California has finally begun detailing its stimulus spending, and that means both good and bad news for builders. The good news is that billions of those dollars will go toward construction. The bad news, at least for architects, is that the majority will be going to infrastructure, not architecture, projects.
According to the state of California, the American Recovery and Reinvestment Act (ARRA) will provide the state with a total of $85 billion in funding, $35 billion in tax relief, and $50 billion from federal sources. Federal construction-related spending from that pot should total about $5 billion, with up to $4 billion more coming from California itself, according to Cliff Brewis, senior director of editorial operations at McGraw-Hill Construction/Dodge. Brewis, who has compiled a list of all funded construction projects in the state, explained that the funding leans heavily toward engineering projects over architecture projects.
Government is primarily responsible for infrastructure,and it has been underfunded for years," explained Brewis.
Back on March 11, the California Transportation Commission approved the state’s first 57 stimulus-related projects, totaling $625 million; most of them to help repair highways and bridges. The McGraw-Hill Construction/Dodge list indicates that as of March 31 California has allocated funds for a total of 447 stimulus-related construction projects, totalin $7.5 to $7.7 billion, which will be paid for by federal and state money. Highway and road paving, storm sewers, roadway lighting, new parks, bridge construction, and sidewalk construction make up about 90 percent of the projects. The remaining tenth will include schools, fire and police stations, government buildings, offices, medical clinics, airport terminals, and military installations.
That figure does not include the governor’s discretionary funds; GSA funds; and Department of Energy Funds that will soon be coming into the state as well.
The funding probably won’t hit the construction market until next year, he said. And many of California’s federal stimulus funds are still being applied for or are waiting response from the federal government, confirmed Camille Anderson, a spokesperson for Governor Arnold Schwarzenegger.
“There are many and various pots of money,” she said. “We’re still working through all the rules and regulations.” She added, “We have an immense amount of staff assigned to this. We’re going to ensure that we utilize this funding as it comes forward.”
At the end of March the state sold $6.5 billion in general obligation bonds to help pay for more public projects ranging from school construction and repair to transportation, water, and flood control. That includes $700 million for infrastructure projects that were halted this winter due to the state’s budget crisis. Meanwhile, upcoming bills in Congress that could help architects include legislation on transportation, climate change, affordable housing, education, and health care.

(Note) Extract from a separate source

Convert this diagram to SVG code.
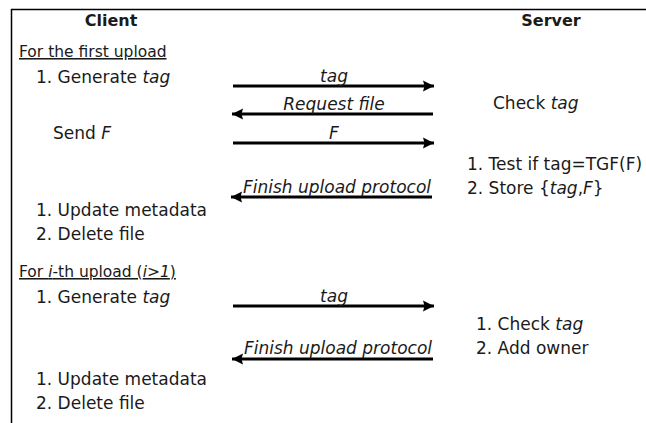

Regardless of what the figures work out to, stimulus money is just the beginning of the recovery, pointed out Andrew Goldberg, senior director of federal relations at the AIA. "At the end of the day, the hope is that all these efforts will generate enough economic activity to help the whole economy. Anything that helps unfreeze credit will help building get going again. In a macro sense, the overall recovery will do more to help things get moving than the stimulus.”